President Obama still pushing to close Guantánamo
President Obama said he may use executive action to close the military prison that violates international law. Many of the 107 remaining prisoners would be transferred to their home countries or to facilities in the US.
Photo by Shane T. McCoy/Reuters
President Obama pledged to close the Guantánamo Bay military prison facility in 2007. It's still open.
Yet the president indicated several times in recent months that he would soon release a new plan to expedite the release of the remaining 107 prisoners or transfer them to the United States, possibly relying on executive action to do so.
The prisoners are being held on a remote southern corner of Cuba, the island nation with which the United States has only recently reformed diplomatic ties.
For many, the US prison for suspected terrorists has been synonymous with torture, secrecy, hunger strikes, and little or no right to due process and a speedy trial.
The international community has condemned US detainment of the prisoners since 2002 as illegal under international law. Former President George W. Bush’s administration began using the facility for enemy combatants in the wake of the Sept. 11, 2001 attacks.
The United Nations in 2013 said indefinite imprisonment of detainees without charge or trial violated international law, calling on the US to close the military prison camp.
Navi Pillay, formerly of the UN High Commission on Human Rights, said at the time that there were no ambiguities over the long-term detention of the inmates, most of whom were held for years without charges.
"We must be clear about this, the United States is in clear breach not just of its own commitments but also of international laws and standards that it is obliged to uphold," she said.
The American public has been consistently against closing Guantánamo. In June 2014, a Gallop poll showed 66 percent of Americans surveyed opposed closing the prison and transferring its prisoners to US prisons. Republicans remain more likely than Democrats to oppose closing the detention facility, although the majority of Democrats remain opposed.
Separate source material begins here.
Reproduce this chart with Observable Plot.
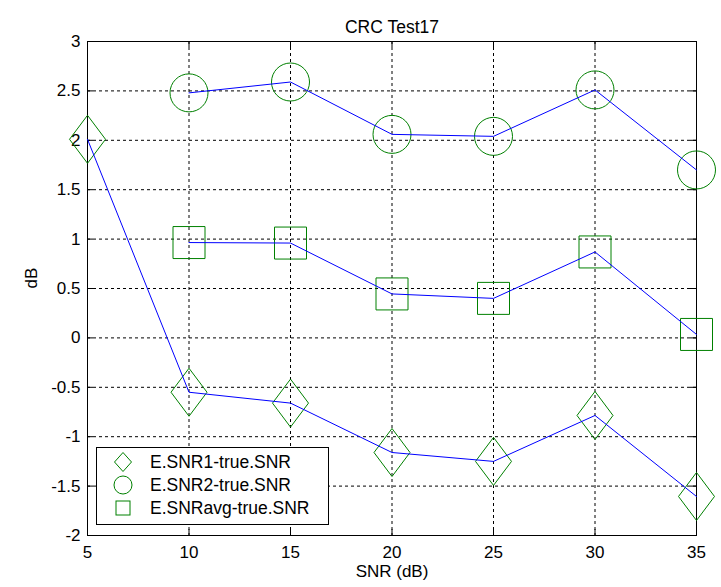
<!DOCTYPE html>
<html>
<head>
<meta charset="utf-8">
<script src="https://cdn.jsdelivr.net/npm/d3@7"></script>
<script src="https://cdn.jsdelivr.net/npm/@observablehq/plot@0.6"></script>
<style>
  html, body { margin: 0; padding: 0; background: white; }
  #wrap { position: relative; width: 721px; height: 587px; }
  #legend { position: absolute; left: 96px; top: 447px; }
</style>
</head>
<body>
<div id="wrap"></div>
<script>
// ---- data ----
const titleText = "CRC Test17";
const xLabel = "SNR (dB)";
const yLabel = "dB";
const snrAll = [5, 10, 15, 20, 25, 30, 35];
const snr1Values = [2.01, -0.55, -0.66, -1.16, -1.25, -0.785, -1.605];
const snrFrom10 = [10, 15, 20, 25, 30, 35];
const snr2Values = [2.48, 2.59, 2.06, 2.04, 2.51, 1.70];
const snrAvgValues = [0.965, 0.96, 0.445, 0.40, 0.87, 0.035];
const seriesNames = ["E.SNR1-true.SNR", "E.SNR2-true.SNR", "E.SNRavg-true.SNR"];
const xTicks = [5, 10, 15, 20, 25, 30, 35];
const yTicks = [-2, -1.5, -1, -0.5, 0, 0.5, 1, 1.5, 2, 2.5, 3];

// ---- build tables ----
const s1 = snrAll.map((x, i) => ({x, y: snr1Values[i]}));
const s2 = snrFrom10.map((x, i) => ({x, y: snr2Values[i]}));
const sa = snrFrom10.map((x, i) => ({x, y: snrAvgValues[i]}));

const xGrid = xTicks.slice(1, -1);
const yGrid = yTicks.slice(1, -1);

const lineBlue = "#0000ff";
const green = "#008000";
const fmt = d => `${d}`;

// custom marker symbols (MATLAB-like)
const tallDiamond = {draw(ctx, size) {
  const r = Math.sqrt(size / Math.PI);
  ctx.moveTo(0, -r); ctx.lineTo(0.75 * r, 0); ctx.lineTo(0, r); ctx.lineTo(-0.75 * r, 0); ctx.closePath();
}};
const squareSym = {draw(ctx, size) {
  const r = Math.sqrt(size / Math.PI);
  ctx.rect(-r, -r, 2 * r, 2 * r);
}};

const W = 721, H = 587, mL = 87, mR = 25, mT = 41, mB = 52;
const fw = W - mL - mR, fh = H - mT - mB, tick = 6;

const chart = Plot.plot({
  width: W, height: H,
  marginLeft: mL, marginRight: mR, marginTop: mT, marginBottom: mB,
  x: {domain: [5, 35]},
  y: {domain: [-2, 3]},
  style: {fontFamily: "'Liberation Sans', Arial, sans-serif", fontSize: "17px", background: "white", color: "black"},
  marks: [
    Plot.gridX(xGrid, {stroke: "black", strokeOpacity: 1, strokeDasharray: "3,3"}),
    Plot.gridY(yGrid, {stroke: "black", strokeOpacity: 1, strokeDasharray: "3,3"}),
    Plot.tickX(xTicks, {x: d => d, stroke: "black", insetTop: fh - tick}),
    Plot.tickX(xTicks, {x: d => d, stroke: "black", insetBottom: fh - tick}),
    Plot.tickY(yTicks, {y: d => d, stroke: "black", insetRight: fw - tick}),
    Plot.tickY(yTicks, {y: d => d, stroke: "black", insetLeft: fw - tick}),
    Plot.axisX({ticks: xTicks, tickSize: 0, tickPadding: 10, tickFormat: fmt, label: null}),
    Plot.axisY({ticks: yTicks, tickSize: 0, tickPadding: 7, tickFormat: fmt, label: null}),
    Plot.frame({stroke: "black"}),
    Plot.dot(s1, {x: "x", y: "y", r: 24, symbol: tallDiamond, stroke: green, fill: "none", strokeWidth: 1}),
    Plot.dot(s2, {x: "x", y: "y", r: 19, symbol: "circle", stroke: green, fill: "none", strokeWidth: 1}),
    Plot.dot(sa, {x: "x", y: "y", r: 16, symbol: squareSym, stroke: green, fill: "none", strokeWidth: 1}),
    Plot.line(s1, {x: "x", y: "y", stroke: lineBlue, strokeWidth: 1}),
    Plot.line(s2, {x: "x", y: "y", stroke: lineBlue, strokeWidth: 1}),
    Plot.line(sa, {x: "x", y: "y", stroke: lineBlue, strokeWidth: 1}),
    Plot.text([titleText], {frameAnchor: "top", dy: -21, fill: "black", fontSize: 17.5}),
    Plot.text([xLabel], {frameAnchor: "bottom", dy: 41, fill: "black"}),
    Plot.text([yLabel], {frameAnchor: "left", dx: -56, rotate: -90, fill: "black"})
  ]
});

const wrap = document.getElementById("wrap");
wrap.appendChild(chart);

// ---- legend (overlay inside the axes, lower-left) ----
const lw = 232, lh = 77;
const leg = d3.select(wrap).append("svg")
  .attr("id", "legend")
  .attr("width", lw + 1).attr("height", lh + 1)
  .style("font-family", "'Liberation Sans', Arial, sans-serif")
  .style("font-size", "17.5px");
leg.append("rect").attr("x", 0.5).attr("y", 0.5).attr("width", lw).attr("height", lh)
  .attr("fill", "white").attr("stroke", "black");
const rowY = [15, 38, 61];
const mx = 27;
const glyphs = [
  g => g.append("path").attr("d", "M0,-9.5L8.5,0L0,9.5L-8.5,0Z"),
  g => g.append("circle").attr("r", 9),
  g => g.append("rect").attr("x", -7).attr("y", -7).attr("width", 14).attr("height", 14)
];
seriesNames.forEach((name, i) => {
  const g = leg.append("g").attr("transform", `translate(${mx},${rowY[i]})`);
  glyphs[i](g).attr("fill", "none").attr("stroke", green);
  leg.append("text").attr("x", 54).attr("y", rowY[i]).attr("dy", "0.35em")
    .attr("fill", "black").text(name);
});
</script>
</body>
</html>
And Republicanin Congress have repeatedly prevented Mr. Obama from closing the prison, with a ban on funding the transfer of prisoners to detention centers in the US. But Democrats also joined their colleagues across the aisle in opposing the closure during the president’s first term, banning funds needed bring the measure to fruition.
With only a year left in office, the president may use executive powers to keep his promise.
Obama told Yahoo News he would push the plan ahead despite some reports that up to 10 percent of prisoners already released and returned to their respective countries have rejoined groups targeted by the US.
But Obama said many of those fighters aren’t significant enough to warrant keeping a prison open that many view as illegal and inhumane.
“The judgment that we're continually making is, are there individuals who are significantly more dangerous than the people who are already out there who are fighting?" Obama said. "What do they add? Do they have special skills? Do they have special knowledge that ends up making a significant threat to the United States?
In 2009 the White House said that roughly 800 individuals have been detained at Guantánamo as enemy combatants. Hundreds have been released or returned to their home countries with some of the remaining 107 detainees “eligible” for similar transfers. The president has released 134 prisoners since he entered the White House.
Obama has said since he first campaigned on the issue in 2007 that detainments were illegal, while more recently he noted they are used a recruitment tool for the Islamic State.
"The bottom line is that the strategic gains we make by closing Guantánamo will outweigh, you know, those low-level individuals who, you know, have been released so far,” he said. “We can keep the American people safe while shutting down that operation,” he said in November.